AMSTERDAM — Two British companies announced plans early today to merge to become a world leader in the technology of so-called glowing plastics.

Cambridge Display Technology announced the acquisition of the research activities of rival Opsys, giving it control of another major method to create organic light-emitting diodes (OLED).

Financial details were not disclosed.

The two closely held companies sell their know-how to major electronics manufacturers, such as Seiko Epson Corp., Philips, DuPont Co. and Siemens, some of which have just opened factories for the first generation of monochrome OLED displays used in cell phones. As the technology matures it will be used for full-color screens.

Cambridge Display is taking on U.S. photo giant Eastman Kodak Co., which is one of the pioneers of OLEDs. The Cambridge University spinoff claims to have found a more efficient production method, which effectively prints a special type of OLED on a surface.
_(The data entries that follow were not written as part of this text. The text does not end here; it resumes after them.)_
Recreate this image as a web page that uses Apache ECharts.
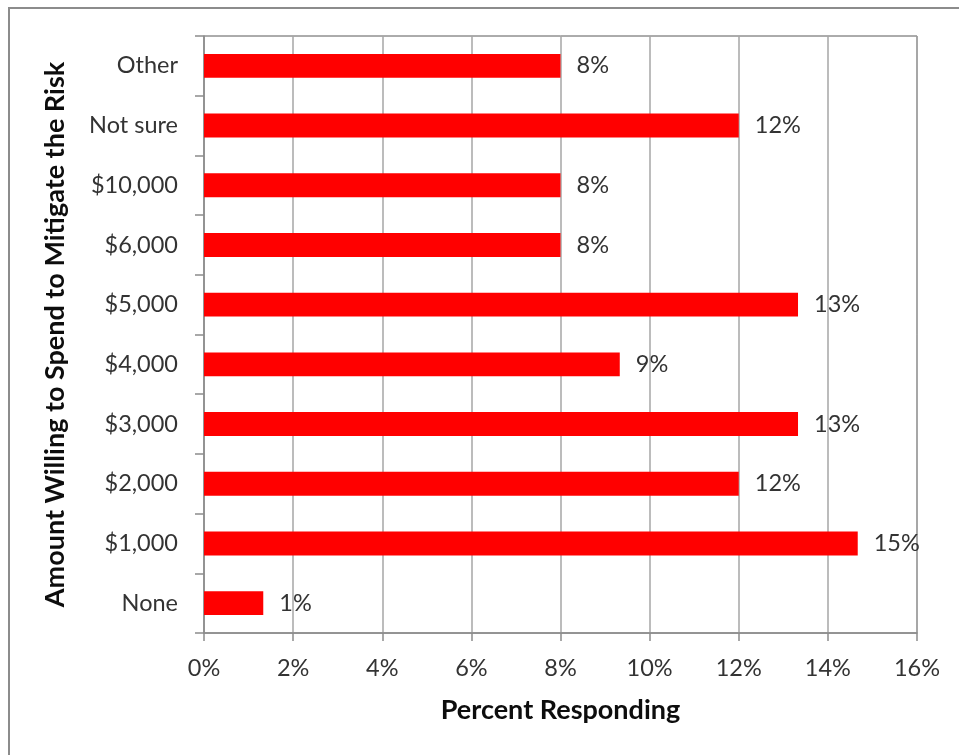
<!DOCTYPE html>
<html>
<head>
<meta charset="utf-8">
<script src="https://cdn.jsdelivr.net/npm/echarts@6/dist/echarts.min.js"></script>
<style>
  html, body { margin: 0; padding: 0; background: #ffffff; }
  #chart { width: 959px; height: 755px; }
</style>
</head>
<body>
<div id="chart"></div>
<script>
// Survey answers, listed bottom to top as they appear on the axis
const categories = ['None', '$1,000', '$2,000', '$3,000', '$4,000', '$5,000', '$6,000', '$10,000', 'Not sure', 'Other'];
// Share of respondents (percent)
const percentResponding = [1.33, 14.67, 12, 13.33, 9.33, 13.33, 8, 8, 12, 8];
// Percent axis
const axisMin = 0;
const axisMax = 16;
const axisStep = 2;

const FONT = 'Lato, "Open Sans", sans-serif';
const TEXT = '#333333';
const TITLE = '#0d0d0d';

const chart = echarts.init(document.getElementById('chart'), null, { renderer: 'canvas' });

chart.setOption({
  animation: false,
  backgroundColor: '#ffffff',
  graphic: [{
    type: 'rect',
    shape: { x: 9, y: 8, width: 1000, height: 800 },
    style: { fill: 'none', stroke: '#8c8c8c', lineWidth: 2 },
    silent: true,
    z: -1
  }],
  grid: {
    left: 204, right: 42, top: 36, bottom: 122,
    show: true, borderColor: '#595959', borderWidth: 1, backgroundColor: 'transparent'
  },
  xAxis: {
    type: 'value',
    min: axisMin, max: axisMax, interval: axisStep,
    name: 'Percent Responding',
    nameLocation: 'middle',
    nameGap: 64,
    nameTextStyle: { fontFamily: FONT, fontSize: 27, fontWeight: 'bold', color: TITLE },
    axisLine: { show: true, lineStyle: { color: '#8c8c8c', width: 1.5 } },
    axisTick: { show: true, length: 8, inside: false, lineStyle: { color: '#8c8c8c', width: 1.5 } },
    axisLabel: {
      margin: 23, fontFamily: FONT, fontSize: 23.5, color: TEXT,
      formatter: v => v + '%'
    },
    splitLine: { show: true, lineStyle: { color: '#a6a6a6', width: 1.5 } }
  },
  yAxis: {
    type: 'category',
    data: categories,
    name: 'Amount Willing to Spend to Mitigate the Risk',
    nameLocation: 'middle',
    nameGap: 135,
    nameRotate: 90,
    nameTextStyle: { fontFamily: FONT, fontSize: 27, fontWeight: 'bold', color: TITLE },
    axisLine: { show: true, lineStyle: { color: '#8c8c8c', width: 1.5 } },
    axisTick: { show: true, length: 9, alignWithLabel: false, lineStyle: { color: '#8c8c8c', width: 1.5 } },
    axisLabel: { margin: 26, fontFamily: FONT, fontSize: 23.5, color: TEXT },
    splitLine: { show: false }
  },
  series: [{
    type: 'bar',
    data: percentResponding,
    barCategoryGap: '60%',
    itemStyle: { color: '#ff0000' },
    label: {
      show: true,
      position: 'right',
      distance: 16,
      fontFamily: FONT, fontSize: 23.5, color: TEXT,
      formatter: p => Math.round(p.value) + '%'
    }
  }]
});
</script>
</body>
</html>
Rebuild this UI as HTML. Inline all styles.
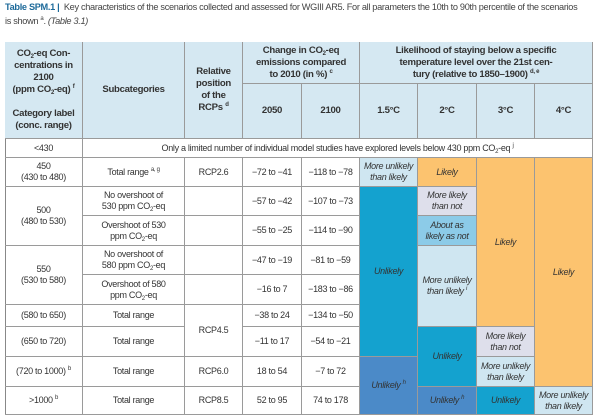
<!DOCTYPE html>
<html><head><meta charset="utf-8"><style>
body{margin:0;width:600px;height:420px;background:#fff;font-family:"Liberation Sans",sans-serif;color:#333;position:relative;overflow:hidden}
.t{position:absolute;left:5px;font-size:9.2px;color:#444;white-space:nowrap;letter-spacing:-0.32px}
.c{position:absolute;box-sizing:border-box;display:flex;align-items:center;justify-content:center;text-align:center;font-size:9px;line-height:11px;border-right:1px solid #9a9a9a;border-bottom:1px solid #9a9a9a;color:#333;letter-spacing:-0.3px}
.c>span{display:block}
.h{background:#d5e8f2;font-weight:bold;font-size:9.6px;line-height:12px;color:#333}
.i{font-style:italic}
.o{background:#fcc36f}.lb{background:#cfe6f1}.dc{background:#14a2cf}.mb{background:#4b8ac8}.lv{background:#dedfeb}.ab{background:#8ccbe8}
sub{font-size:6px;vertical-align:-2px;line-height:0}
sup{font-size:6px;line-height:0;vertical-align:4px}
</style></head><body>
<div class="t" style="top:2px"><b style="color:#1d6a9a">Table SPM.1 |</b>&nbsp; Key characteristics of the scenarios collected and assessed for WGIII AR5. For all parameters the 10th to 90th percentile of the scenarios</div>
<div class="t" style="top:16px">is shown <sup>a</sup>. <i>(Table 3.1)</i></div>
<div style="position:absolute;left:5px;top:42px;width:588px;height:373px;border:1px solid #888;box-sizing:border-box"></div>

<div class="c h" style="left:5px;top:42px;width:78px;height:97px"><span>CO<sub>2</sub>-eq Con-<br>centrations in<br>2100<br>(ppm CO<sub>2</sub>-eq) <sup>f</sup><br><br>Category label<br>(conc. range)</span></div>
<div class="c h" style="left:83px;top:42px;width:102px;height:97px"><span>Subcategories</span></div>
<div class="c h" style="left:185px;top:42px;width:58px;height:97px"><span>Relative<br>position<br>of the<br>RCPs <sup>d</sup></span></div>
<div class="c h" style="left:243px;top:42px;width:117px;height:42px"><span>Change in CO<sub>2</sub>-eq<br>emissions compared<br>to 2010 (in %) <sup>c</sup></span></div>
<div class="c h" style="left:360px;top:42px;width:233px;height:42px"><span>Likelihood of staying below a specific<br>temperature level over the 21st cen-<br>tury (relative to 1850–1900) <sup>d, e</sup></span></div>
<div class="c h" style="left:243px;top:84px;width:59px;height:55px"><span>2050</span></div>
<div class="c h" style="left:302px;top:84px;width:58px;height:55px"><span>2100</span></div>
<div class="c h" style="left:360px;top:84px;width:58px;height:55px"><span>1.5°C</span></div>
<div class="c h" style="left:418px;top:84px;width:59px;height:55px"><span>2°C</span></div>
<div class="c h" style="left:477px;top:84px;width:58px;height:55px"><span>3°C</span></div>
<div class="c h" style="left:535px;top:84px;width:58px;height:55px"><span>4°C</span></div>

<div class="c" style="left:5px;top:139px;width:78px;height:19px"><span>&lt;430</span></div>
<div class="c" style="left:83px;top:139px;width:510px;height:19px"><span>Only a limited number of individual model studies have explored levels below 430 ppm CO<sub>2</sub>-eq <sup>j</sup></span></div>

<div class="c" style="left:5px;top:158px;width:78px;height:29px"><span>450<br>(430 to 480)</span></div>
<div class="c" style="left:5px;top:187px;width:78px;height:59px"><span>500<br>(480 to 530)</span></div>
<div class="c" style="left:5px;top:246px;width:78px;height:59px"><span>550<br>(530 to 580)</span></div>
<div class="c" style="left:5px;top:305px;width:78px;height:22px"><span>(580 to 650)</span></div>
<div class="c" style="left:5px;top:327px;width:78px;height:30px"><span>(650 to 720)</span></div>
<div class="c" style="left:5px;top:357px;width:78px;height:30px"><span>(720 to 1000) <sup>b</sup></span></div>
<div class="c" style="left:5px;top:387px;width:78px;height:28px"><span>&gt;1000 <sup>b</sup></span></div>

<div class="c" style="left:83px;top:158px;width:102px;height:29px"><span>Total range <sup>a, g</sup></span></div>
<div class="c" style="left:83px;top:187px;width:102px;height:29px"><span>No overshoot of<br>530 ppm CO<sub>2</sub>-eq</span></div>
<div class="c" style="left:83px;top:216px;width:102px;height:30px"><span>Overshoot of 530<br>ppm CO<sub>2</sub>-eq</span></div>
<div class="c" style="left:83px;top:246px;width:102px;height:29px"><span>No overshoot of<br>580 ppm CO<sub>2</sub>-eq</span></div>
<div class="c" style="left:83px;top:275px;width:102px;height:30px"><span>Overshoot of 580<br>ppm CO<sub>2</sub>-eq</span></div>
<div class="c" style="left:83px;top:305px;width:102px;height:22px"><span>Total range</span></div>
<div class="c" style="left:83px;top:327px;width:102px;height:30px"><span>Total range</span></div>
<div class="c" style="left:83px;top:357px;width:102px;height:30px"><span>Total range</span></div>
<div class="c" style="left:83px;top:387px;width:102px;height:28px"><span>Total range</span></div>

<div class="c" style="left:185px;top:158px;width:58px;height:29px"><span>RCP2.6</span></div>
<div class="c" style="left:185px;top:187px;width:58px;height:29px"></div>
<div class="c" style="left:185px;top:216px;width:58px;height:30px"></div>
<div class="c" style="left:185px;top:246px;width:58px;height:29px"></div>
<div class="c" style="left:185px;top:275px;width:58px;height:30px"></div>
<div class="c" style="left:185px;top:305px;width:58px;height:52px"><span>RCP4.5</span></div>
<div class="c" style="left:185px;top:357px;width:58px;height:30px"><span>RCP6.0</span></div>
<div class="c" style="left:185px;top:387px;width:58px;height:28px"><span>RCP8.5</span></div>

<div class="c" style="left:243px;top:158px;width:59px;height:29px"><span>−72 to −41</span></div>
<div class="c" style="left:243px;top:187px;width:59px;height:29px"><span>−57 to −42</span></div>
<div class="c" style="left:243px;top:216px;width:59px;height:30px"><span>−55 to −25</span></div>
<div class="c" style="left:243px;top:246px;width:59px;height:29px"><span>−47 to −19</span></div>
<div class="c" style="left:243px;top:275px;width:59px;height:30px"><span>−16 to 7</span></div>
<div class="c" style="left:243px;top:305px;width:59px;height:22px"><span>−38 to 24</span></div>
<div class="c" style="left:243px;top:327px;width:59px;height:30px"><span>−11 to 17</span></div>
<div class="c" style="left:243px;top:357px;width:59px;height:30px"><span>18 to 54</span></div>
<div class="c" style="left:243px;top:387px;width:59px;height:28px"><span>52 to 95</span></div>

<div class="c" style="left:302px;top:158px;width:58px;height:29px"><span>−118 to −78</span></div>
<div class="c" style="left:302px;top:187px;width:58px;height:29px"><span>−107 to −73</span></div>
<div class="c" style="left:302px;top:216px;width:58px;height:30px"><span>−114 to −90</span></div>
<div class="c" style="left:302px;top:246px;width:58px;height:29px"><span>−81 to −59</span></div>
<div class="c" style="left:302px;top:275px;width:58px;height:30px"><span>−183 to −86</span></div>
<div class="c" style="left:302px;top:305px;width:58px;height:22px"><span>−134 to −50</span></div>
<div class="c" style="left:302px;top:327px;width:58px;height:30px"><span>−54 to −21</span></div>
<div class="c" style="left:302px;top:357px;width:58px;height:30px"><span>−7 to 72</span></div>
<div class="c" style="left:302px;top:387px;width:58px;height:28px"><span>74 to 178</span></div>

<div class="c i lb" style="left:360px;top:158px;width:58px;height:29px"><span>More unlikely<br>than likely</span></div>
<div class="c i dc" style="left:360px;top:187px;width:58px;height:170px"><span>Unlikely</span></div>
<div class="c i mb" style="left:360px;top:357px;width:58px;height:58px"><span>Unlikely <sup>h</sup></span></div>

<div class="c i o" style="left:418px;top:158px;width:59px;height:29px"><span>Likely</span></div>
<div class="c i lv" style="left:418px;top:187px;width:59px;height:29px"><span>More likely<br>than not</span></div>
<div class="c i ab" style="left:418px;top:216px;width:59px;height:30px"><span>About as<br>likely as not</span></div>
<div class="c i lb" style="left:418px;top:246px;width:59px;height:81px"><span>More unlikely<br>than likely <sup>i</sup></span></div>
<div class="c i dc" style="left:418px;top:327px;width:59px;height:60px"><span>Unlikely</span></div>
<div class="c i mb" style="left:418px;top:387px;width:59px;height:28px"><span>Unlikely <sup>h</sup></span></div>

<div class="c i o" style="left:477px;top:158px;width:58px;height:169px"><span>Likely</span></div>
<div class="c i lv" style="left:477px;top:327px;width:58px;height:30px"><span>More likely<br>than not</span></div>
<div class="c i lb" style="left:477px;top:357px;width:58px;height:30px"><span>More unlikely<br>than likely</span></div>
<div class="c i dc" style="left:477px;top:387px;width:58px;height:28px"><span>Unlikely</span></div>

<div class="c i o" style="left:535px;top:158px;width:58px;height:229px"><span>Likely</span></div>
<div class="c i lb" style="left:535px;top:387px;width:58px;height:28px"><span>More unlikely<br>than likely</span></div>
</body></html>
The market for OLEDs is expected to rise from just $85 million this year to $3 billion by 2007, according to a recent survey by U.S. market research group DisplaySearch.

Hopes for the technology are high because polymers that emit light do not require a backlight used for the current generation of flat-screen liquid crystal displays (LCDs). It makes them energy efficient and much thinner -- so thin they can be folded.

Opsys, spun out of Oxford and St. Andrews universities in 1997, uses polymers called dendrimers, which are brighter and more energy efficient than Cambridge Display's light-emitting polymers. The two companies hope to blend their technologies to improve the life span of the dendrimers.

Cambridge Display Chief Executive David Fyfe said he expected that by 2005 the technology would be mature enough, and the price per display competitive enough, that OLEDs would start replacing LCD full-color flat screens, which recently started replacing 70-year-old cathode ray tube technology.

"The attraction is that [OLEDs] are much more energy efficient. It doesn't generate as much heat, and the light goes only in one direction," he said.